The results: super-rugged bags (all handmade in the U.S.) with a minimalist look and maximized features. Every GoRuck sack is made from weatherproof Cordura (a tear-resistant nylon) and loaded with military-inspired extras like silent zipper pulls and cross-stitched stress points that can withstand 400-plus pounds of pressure. Slim enough to squeeze through small doorways in Afghanistan, the packs open to a surprising amount of surface area – when they're unfolded like an Army medic's trauma pack, everything inside is quickly accessible. "We just took the essence of what makes Special Forces gear great and translated it for the civilian market," McCarthy says.
Jim Markel Jr., 46-year-old CEO of Red Oxx Manufacturing, had the same instinct. A former paratrooper and parachute rigger with an elite Marine unit, Markel was in charge of packing and maintaining the chutes troopers depend on. "We have a saying baked into us in rigging school," Markel says. "It goes: 'I will be sure. Always.' "
Markel spent four years in the military before leaving in 1989. He then teamed up with his father, Jim Sr., who'd retired to Montana and was making weightlifting straps and harnesses under the company name Red Oxx. In his off time, Markel went hunting, fishing, and river-guiding. But he quickly tired of flimsy gear. One day, after the handle ripped off a new rifle case – "I hadn't used the darn thing once!" Markel says – he decided to make his own. When a buddy noticed how well crafted the case was, he asked Markel to make one for him, too. Around the same time, another friend asked Markel to make him a garment bag. "He knew this was the kind of stuff we'd do on the side in the military to make extra beer money," Markel says.
Soon, he was taking orders from friends-of-friends, sewing in his parents' basement, and burning nylon on their stove. His fed-up mom kicked the operation out of the house, but by then, the new Red Oxx was born.

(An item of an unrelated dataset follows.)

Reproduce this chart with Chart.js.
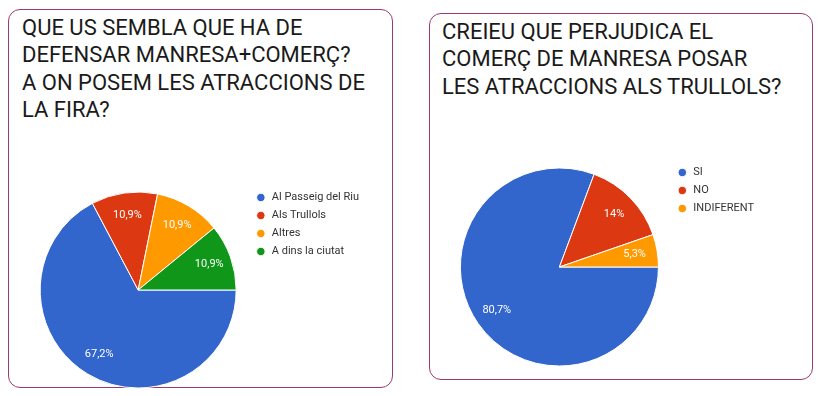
<!DOCTYPE html>
<html>
<head>
    <title>Enquesta fira</title>
    <script src="https://cdn.jsdelivr.net/npm/chart.js"></script>
    <style>
        body { margin: 0; background: #fff; width: 827px; height: 396px; position: relative; overflow: hidden; font-family: Roboto, sans-serif; }
        .card { position: absolute; border: 1px solid #9c3a6a; border-radius: 12px; box-sizing: border-box; }
        .title { position: absolute; margin: 0; font-weight: 400; font-size: 22px; line-height: 27.3px; color: #1a1a1a; white-space: nowrap; }
        .chart { position: absolute; }
    </style>
</head>
<body>
    <div class="card" style="left:8px; top:9px; width:385px; height:379px;"></div>
    <div class="card" style="left:429px; top:13px; width:384px; height:367px;"></div>

    <p class="title" style="left:22px; top:14px;">QUE US SEMBLA QUE HA DE<br>DEFENSAR MANRESA+COMERÇ?<br>A ON POSEM LES ATRACCIONS DE<br>LA FIRA?</p>
    <p class="title" style="left:442px; top:18px;">CREIEU QUE PERJUDICA EL<br>COMERÇ DE MANRESA POSAR<br>LES ATRACCIONS ALS TRULLOLS?</p>

    <div class="chart" id="firaBox" style="left:28px; top:185px; height:210px;">
        <canvas id="firaChart"></canvas>
    </div>
    <div class="chart" id="comercBox" style="left:449px; top:160px; height:214px;">
        <canvas id="comercChart"></canvas>
    </div>

    <script>
    // Pregunta 1: on posem les atraccions
    const firaLabels = ['Al Passeig del Riu', 'Als Trullols', 'Altres', 'A dins la ciutat'];
    const firaValues = [67.2, 10.9, 10.9, 10.9];
    const firaColors = ['#3366cc', '#dc3912', '#ff9900', '#109618'];

    // Pregunta 2: perjudica el comerç
    const comercLabels = ['SI', 'NO', 'INDIFERENT'];
    const comercValues = [80.7, 14, 5.3];
    const comercColors = ['#3366cc', '#dc3912', '#ff9900'];

    const legendFont = { family: 'Roboto', size: 11 };
    const legendPad = 7, legendBox = 11;

    // percentatge escrit dins de cada porció
    const sliceLabels = {
        id: 'sliceLabels',
        afterDatasetsDraw(chart) {
            const ctx = chart.ctx;
            const meta = chart.getDatasetMeta(0);
            const data = chart.data.datasets[0].data;
            ctx.save();
            ctx.fillStyle = '#ffffff';
            ctx.font = '11px Roboto';
            ctx.textAlign = 'center';
            ctx.textBaseline = 'middle';
            meta.data.forEach(function(arc, i) {
                const p = arc.getProps(['x', 'y', 'startAngle', 'endAngle', 'outerRadius'], true);
                const mid = (p.startAngle + p.endAngle) / 2;
                const r = p.outerRadius * 0.77;
                const txt = String(data[i]).replace('.', ',') + '%';
                ctx.fillText(txt, p.x + Math.cos(mid) * r, p.y + Math.sin(mid) * r);
            });
            ctx.restore();
        }
    };

    // the legend takes its own width on the right, so size the box to keep the pie area fixed
    function legendWidth(labels) {
        const ctx = document.createElement('canvas').getContext('2d');
        ctx.font = legendFont.size + 'px ' + legendFont.family;
        let w = 0;
        labels.forEach(function(l) { w = Math.max(w, ctx.measureText(l).width); });
        return legendPad + legendBox + legendFont.size / 2 + w + 10;
    }

    function makePie(id, boxId, labels, values, colors, radius) {
        document.getElementById(boxId).style.width = (220 + Math.ceil(legendWidth(labels)) + 4) + 'px';
        return new Chart(document.getElementById(id), {
            type: 'pie',
            data: {
                labels: labels,
                datasets: [{
                    data: values,
                    backgroundColor: colors,
                    borderColor: '#ffffff',
                    borderWidth: 1,
                    radius: radius
                }]
            },
            options: {
                responsive: true,
                maintainAspectRatio: false,
                animation: false,
                rotation: 90,
                layout: { padding: { right: 4 } },
                plugins: {
                    tooltip: { enabled: false },
                    legend: {
                        position: 'right',
                        align: 'start',
                        labels: {
                            usePointStyle: true,
                            pointStyle: 'circle',
                            boxWidth: legendBox,
                            boxHeight: 6,
                            padding: legendPad,
                            color: '#333333',
                            font: legendFont
                        }
                    }
                }
            },
            plugins: [sliceLabels]
        });
    }

    makePie('firaChart', 'firaBox', firaLabels, firaValues, firaColors, 98);
    makePie('comercChart', 'comercBox', comercLabels, comercValues, comercColors, 99);
    </script>
</body>
</html>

Today, the company rakes in $2.5 million a year for its line of durable bags – carry-ons, duffels, briefcases, garment bags, and rucksacks, from $20 to $265 – all handmade to Markel's exacting standards in eye-catching colors. Oversize chain zippers are made of Delrin, a plastic that doesn't corrode. Heavy-duty nonslip rubber straps stay flexible to minus-40 degrees. Inner compartments have steel turn locks.
Like McCarthy, Markel personally tests his products in the field, carrying them on safari and through jungles. "I wear this stuff out," Markel says. "I'm not cutting corners. I want to make a product I can be proud of."